- Education: University of Namibia, University of Helsinki
- Occupations: Journalist, editor
- Years active: 2006– present
- Title: Namibian Sun, editor-in-chief
- Website: https://www.namibiansun.com/

= Toivo Ndjebela =

Toivo Ndjebela is a Namibian journalist and the editor-in-chief of the Namibian Sun daily. He also worked as managing editor of the state-owned New Era newspaper.

== Education ==
Ndjebela holds a bachelor's degree in media studies from the University of Namibia (2006) and a master's degree in foreign reporting from the University of Helsinki (2007).

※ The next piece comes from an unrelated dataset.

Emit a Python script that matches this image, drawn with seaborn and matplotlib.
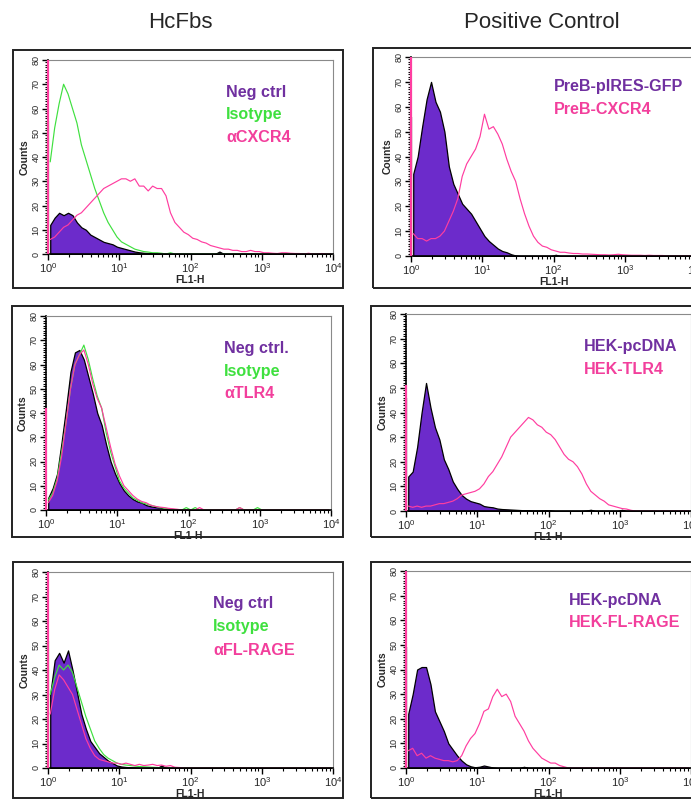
import numpy as np
import matplotlib
matplotlib.use("Agg")
import matplotlib.pyplot as plt
from matplotlib.patches import Rectangle
from matplotlib.ticker import MultipleLocator, FixedLocator
import seaborn as sns

# ----------------------------
# Data: counts per channel, 16 channels per decade of FL1-H (10^0 .. 10^4)
# first-channel pile-up values are kept separately
# ----------------------------
neg_a = [12, 15, 17, 16, 17, 16, 13, 11, 10, 8, 7, 6, 5, 4.5, 4, 3,
         2.5, 2, 1.5, 1, 0.7, 0.5, 0.4, 0.3, 0.2, 0.2, 0.1, 0.1, 0, 0, 0, 0,
         0, 0, 0, 0, 0, 0, 1, 0, 0, 0, 0, 0, 0, 0, 0, 0,
         0, 0, 0, 0, 0, 0, 0, 0, 0, 0, 0, 0, 0, 0, 0, 0]
iso_a = [38, 52, 62, 70, 66, 60, 54, 45, 39, 33, 27, 22, 17, 13, 10, 7,
         5, 4, 3, 2, 1.5, 1, 0.8, 0.5, 0.5, 0.3, 0, 0.5, 0, 0, 0, 0,
         0, 0, 0, 0, 0, 0, 0, 0, 0, 0, 0, 0, 0, 0, 0, 0,
         0, 0, 0, 0, 0, 0, 0, 0, 0, 0, 0, 0, 0, 0, 0, 0]
cxcr4_a = [6, 7, 9, 11, 12, 14, 16, 17, 19, 21, 23, 25, 27, 28, 29, 30,
           31, 31, 30, 31, 28, 28, 26, 28, 27, 27, 24, 17, 13, 11, 9, 8,
           6.5, 6, 5, 4.5, 3.5, 3, 2.5, 2, 2, 1.5, 1.5, 1, 1, 1.5, 1, 1,
           0.5, 0.5, 0.3, 0.2, 0.5, 0.5, 0.3, 0.2, 0.2, 0, 0.3, 0, 0, 0.2, 0, 0]

preb_gfp = [33, 40, 52, 63, 70, 62, 58, 50, 36, 29, 25, 21, 19, 17, 14, 11,
            8, 6, 4.5, 3, 2, 1.5, 0.7, 0.2, 0, 0, 0, 0, 0, 0, 0, 0,
            0.5, 0, 0, 0, 0, 0, 0, 0, 0, 0, 0, 0, 0, 0, 0, 0,
            0, 0, 0, 0, 0, 0, 0, 0, 0, 0, 0, 0, 0, 0, 0, 0]
preb_cxcr4 = [9, 7, 7, 6, 7, 7, 8, 10, 14, 18, 23, 32, 37, 40, 43, 48,
              57, 51, 52, 49, 45, 39, 34, 30, 23, 17, 12, 8, 5.5, 4, 3.5, 2.5,
              2, 1.5, 1.5, 1.2, 1, 1, 0.8, 0.8, 0.7, 0.6, 0.5, 0.5, 0.4, 0.5, 0.7, 0.5,
              0.4, 0.3, 0.3, 0.3, 0.2, 0.3, 0.2, 0.2, 0.2, 0, 0, 0, 0, 0, 0, 0]

neg_c = [5, 9, 15, 28, 42, 57, 65, 66, 62, 55, 48, 40, 35, 27, 20, 15,
         11, 8, 6, 4.5, 3.5, 3, 2, 1.5, 1.2, 1, 0.5, 0.3, 0, 0, 0, 0,
         0, 0, 0, 0, 0, 0, 0, 0, 0, 0, 0, 0, 0, 0, 0, 0,
         0, 0, 0, 0, 0, 0, 0, 0, 0, 0, 0, 0, 0, 0, 0, 0]
iso_c = [4, 7, 13, 24, 36, 50, 60, 64, 68, 62, 54, 47, 42, 32, 24, 18,
         12, 9, 7, 5, 4, 3, 2.5, 2, 1.5, 1, 0.8, 0.5, 0.3, 0, 0, 1,
         0, 1, 0, 0, 0, 0, 0, 0, 0, 0, 0, 1, 0, 0, 0, 1,
         0, 0, 0, 0, 0, 0, 0, 0, 0, 0, 0, 0, 0, 0, 0, 0]
tlr4_c = [3, 6, 12, 22, 36, 50, 60, 64, 66, 60, 52, 46, 42, 34, 26, 19,
          14, 10, 8, 6, 4.5, 3.5, 3, 2, 1.5, 1.2, 1, 0.7, 0.5, 0.3, 0, 0,
          0, 0, 1, 0, 0, 0, 0, 0, 0, 0, 0, 1, 0, 0, 0, 0,
          0, 0, 0, 0, 0, 0, 0, 0, 0, 0, 0, 0, 0, 0, 0, 0]

hek_pc_d = [14, 16, 26, 40, 52, 42, 34, 29, 21, 17, 12, 9, 6.5, 5, 4, 3.5,
            3, 2, 1.7, 1.5, 1, 0.8, 0.7, 0.6, 0.5, 0.4, 0.3, 0.3, 0.2, 0.2, 0.2, 0.3,
            0.2, 0, 0, 0, 0, 0, 0, 0, 0.2, 0.5, 0, 0, 0, 0, 0, 0,
            0.5, 0, 0, 0, 0, 0, 0, 0, 0, 0, 0, 0, 0, 0, 0, 0]
hek_tlr4 = [2, 1.5, 2, 1.5, 2, 2, 2.5, 3, 3, 3.5, 4, 5, 6.5, 7, 7.5, 8,
            9, 11, 14, 16, 19, 22, 26, 30, 32, 34, 36, 38, 37, 35, 34, 32,
            31, 29, 26, 23, 21, 20, 18, 15, 11, 8, 6.5, 5, 4, 2.5, 2, 1.5,
            1, 0.8, 0.3, 0, 0, 0, 0, 0, 0, 0, 0, 0, 0, 0, 0, 0]

neg_e = [30, 44, 47, 43, 48, 40, 31, 22, 16, 11, 8.5, 6, 4.5, 3, 2, 1,
         0.6, 0.4, 0.3, 0.2, 0, 0, 0, 0, 0, 1, 0, 0, 0, 0, 0, 0,
         0, 0, 0, 0, 0, 0, 0, 0, 0, 0, 0, 0, 0, 0, 0, 0,
         0, 0, 0, 0, 0, 0, 0, 0, 0, 0, 0, 0, 0, 0, 0, 0]
iso_e = [30, 37, 42, 40, 42, 39, 33, 27, 21, 16, 11, 8, 5.5, 4, 3, 2,
         1.5, 1.2, 1, 0.8, 0.6, 0.5, 0.4, 0.3, 0.2, 0, 0, 0, 0, 0, 0, 0,
         0, 0, 0, 0, 0, 0, 0, 0, 0, 0, 0, 0, 0, 0, 0, 0,
         0, 0, 0, 0, 0, 0, 0, 0, 0, 0, 0, 0, 0, 0, 0, 0]
rage_e = [22, 32, 38, 36, 33, 30, 24, 18, 12, 8, 5, 3.5, 3, 2.5, 2, 2,
          1.5, 2, 1.5, 1, 1.5, 1, 1.2, 1.5, 1, 1.2, 0.7, 1, 0.3, 0.2, 0, 0,
          0, 0, 0, 0, 0, 0, 0, 0, 0, 0, 0, 0, 0, 0, 0, 0,
          0, 0, 0, 0, 0, 0, 0, 0, 0, 0, 0, 0, 0, 0, 0, 0]

hek_pc_f = [22, 30, 40, 41, 41, 34, 23, 19, 15, 10, 7.5, 5, 3, 1.5, 0.7, 0.3,
            0.5, 1, 0.6, 0.2, 0, 0, 0, 0, 0, 0, 0.5, 0, 0, 0, 0, 0,
            0, 0, 0, 0, 0, 0, 0, 0, 0, 0, 0, 0, 0, 0, 0, 0,
            0, 0, 0, 0, 0, 0, 0, 0, 0, 0, 0, 0, 0, 0, 0, 0]
hek_rage = [7, 8, 5, 6, 4, 5, 4, 3.5, 3, 3, 2.5, 3, 5, 9, 12, 14,
            18, 23, 24, 29, 32, 29, 30, 27, 21, 18, 15, 11, 8, 6, 4, 3,
            2, 2, 1, 0.5, 0, 0, 0, 0, 0, 0, 0, 0, 0, 0, 0, 0,
            0, 0, 0, 0, 0, 0, 0, 0, 0, 0, 0, 0, 0, 0, 0, 0]

# pile-up in the first channel (drawn as a spike on the 10^0 edge)
first_a = {"iso": 55, "pink": 80}
first_b = {"fill": 56, "pink": 80}
first_c = {"pink": 42}
first_d = {"fill": 46, "pink": 51}
first_e = {"iso": 52, "pink": 80}
first_f = {"fill": 49, "pink": 80}

col_titles = ["HcFbs", "Positive Control"]

PURPLE_FILL = "#6C2BCB"
PURPLE_TXT = "#7030A0"
GREEN = "#3FE03F"
PINK = "#FF3DA0"
PINK_TXT = "#F23F9C"

W, H = 691, 799
N_BINS = 64
edges = np.linspace(0, 4, N_BINS + 1)
centers = (edges[:-1] + edges[1:]) / 2

sns.set_style("ticks")
plt.rcParams["font.family"] = ["Liberation Sans", "DejaVu Sans"]
plt.rcParams["mathtext.fontset"] = "custom"
plt.rcParams["mathtext.rm"] = "Liberation Sans"

fig = plt.figure(figsize=(W / 100, H / 100), dpi=100)


def px_axes(left, top, right, bottom):
    return fig.add_axes([left / W, 1 - bottom / H, (right - left) / W, (bottom - top) / H])


def style_axis(ax):
    ax.set_xlim(0, 4)
    ax.set_ylim(0, 80)
    ax.set_xticks(range(5))
    ax.set_xticklabels([r"$\mathregular{10^{%d}}$" % k for k in range(5)], fontsize=8)
    minors = [d + np.log10(m) for d in range(4) for m in range(2, 10)]
    ax.xaxis.set_minor_locator(FixedLocator(minors))
    ax.set_yticks(range(0, 81, 10))
    ax.set_yticklabels([str(v) for v in range(0, 81, 10)], rotation=90, va="center", fontsize=6.5)
    ax.yaxis.set_minor_locator(MultipleLocator(1))
    ax.tick_params(axis="both", which="major", direction="out", length=4, width=1, pad=1.5, color="black")
    ax.tick_params(axis="both", which="minor", direction="out", length=2, width=0.8, color="black")
    ax.set_xlabel("FL1-H", fontsize=7.5, fontweight="bold", va="top")
    ax.xaxis.set_label_coords(0.5, -0.108)
    ax.set_ylabel("Counts", fontsize=7.5, fontweight="bold", labelpad=1)
    for s in ["left", "bottom"]:
        ax.spines[s].set_linewidth(1.2)
        ax.spines[s].set_color("black")
    for s in ["top", "right"]:
        ax.spines[s].set_visible(True)
        ax.spines[s].set_linewidth(0.8)
        ax.spines[s].set_color("#8a8a8a")


def draw_fill(ax, counts):
    sns.histplot(x=centers, weights=np.asarray(counts, float), bins=N_BINS, binrange=(0, 4),
                 element="poly", fill=True, color=PURPLE_FILL, edgecolor="black",
                 linewidth=0.9, alpha=1, ax=ax)


def draw_line(ax, counts, color):
    sns.histplot(x=centers, weights=np.asarray(counts, float), bins=N_BINS, binrange=(0, 4),
                 element="poly", fill=False, color=color, linewidth=0.85, ax=ax)


def spike(ax, value, color):
    ax.vlines(edges[0], 0, value, color=color, linewidth=1.6, zorder=6, clip_on=False)


def labels(ax, x, ys, texts, colors):
    for y, t, c in zip(ys, texts, colors):
        ax.text(x, y, t, transform=ax.transAxes, color=c, fontsize=11.6,
                fontweight="bold", va="center", ha="left")


# ----------------------------
# Outer panel frames
# ----------------------------
frames = [(13, 50, 343, 288), (373, 48, 702, 288),
          (12, 306, 343, 537), (371, 306, 702, 537),
          (13, 562, 343, 798), (371, 562, 702, 798)]
for x0, y0, x1, y1 in frames:
    fig.add_artist(Rectangle((x0 / W, 1 - y1 / H), (x1 - x0) / W, (y1 - y0) / H,
                             transform=fig.transFigure, fill=False, lw=1.4, ec="#222222"))

fig.text(180 / W, 1 - 22 / H, col_titles[0], fontsize=16, ha="center", va="center")
fig.text(542 / W, 1 - 22 / H, col_titles[1], fontsize=16, ha="center", va="center")

# Panel A: HcFbs CXCR4
ax = px_axes(48, 60, 333, 254)
draw_fill(ax, neg_a)
draw_line(ax, iso_a, GREEN)
draw_line(ax, cxcr4_a, PINK)
spike(ax, first_a["iso"], GREEN)
spike(ax, first_a["pink"], PINK)
style_axis(ax)
labels(ax, 0.625, [0.835, 0.717, 0.598], ["Neg ctrl", "Isotype", "\u03b1CXCR4"],
       [PURPLE_TXT, GREEN, PINK_TXT])

# Panel B: PreB
ax = px_axes(411, 57, 696, 256)
draw_fill(ax, preb_gfp)
draw_line(ax, preb_cxcr4, PINK)
spike(ax, first_b["fill"], "black")
spike(ax, first_b["pink"], PINK)
style_axis(ax)
labels(ax, 0.50, [0.85, 0.734], ["PreB-pIRES-GFP", "PreB-CXCR4"], [PURPLE_TXT, PINK_TXT])

# Panel C: HcFbs TLR4
ax = px_axes(46, 316, 331, 510)
draw_fill(ax, neg_c)
draw_line(ax, iso_c, GREEN)
draw_line(ax, tlr4_c, PINK)
spike(ax, first_c["pink"], PINK)
style_axis(ax)
labels(ax, 0.625, [0.835, 0.716, 0.598], ["Neg ctrl.", "Isotype", "\u03b1TLR4"],
       [PURPLE_TXT, GREEN, PINK_TXT])

# Panel D: HEK TLR4
ax = px_axes(406, 314, 691, 511)
draw_fill(ax, hek_pc_d)
draw_line(ax, hek_tlr4, PINK)
spike(ax, first_d["fill"], "black")
spike(ax, first_d["pink"], PINK)
style_axis(ax)
labels(ax, 0.625, [0.833, 0.716], ["HEK-pcDNA", "HEK-TLR4"], [PURPLE_TXT, PINK_TXT])

# Panel E: HcFbs FL-RAGE
ax = px_axes(48, 572, 333, 768)
draw_fill(ax, neg_e)
draw_line(ax, iso_e, GREEN)
draw_line(ax, rage_e, PINK)
spike(ax, first_e["iso"], GREEN)
spike(ax, first_e["pink"], PINK)
style_axis(ax)
labels(ax, 0.58, [0.837, 0.72, 0.602], ["Neg ctrl", "Isotype", "\u03b1FL-RAGE"],
       [PURPLE_TXT, GREEN, PINK_TXT])

# Panel F: HEK FL-RAGE
ax = px_axes(406, 571, 691, 768)
draw_fill(ax, hek_pc_f)
draw_line(ax, hek_rage, PINK)
spike(ax, first_f["fill"], "black")
spike(ax, first_f["pink"], PINK)
style_axis(ax)
labels(ax, 0.572, [0.848, 0.741], ["HEK-pcDNA", "HEK-FL-RAGE"], [PURPLE_TXT, PINK_TXT])

fig.savefig("out.png", dpi=100)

He also obtained a Masters in Development Study and Policy in 2018 from the Graduate School of Development Policy and Practice (GSDPP), University of Cape Town.

== Career ==
He has worked as a deputy news editor at the state-owned newspaper New Era, a reporter at the tabloid newspaper Informanté, and as a senior journalist at the Windhoek Observer. He was appointed as the editor of the Namibian Sun in May 2012. Ndjebela returned to New Era in 2014, and again to the Namibian Sun, as editor-in-chief, in 2019. In 2021, he along with veteran journalist and editor Gwen Lister, was acknowledged as champion of world press freedom.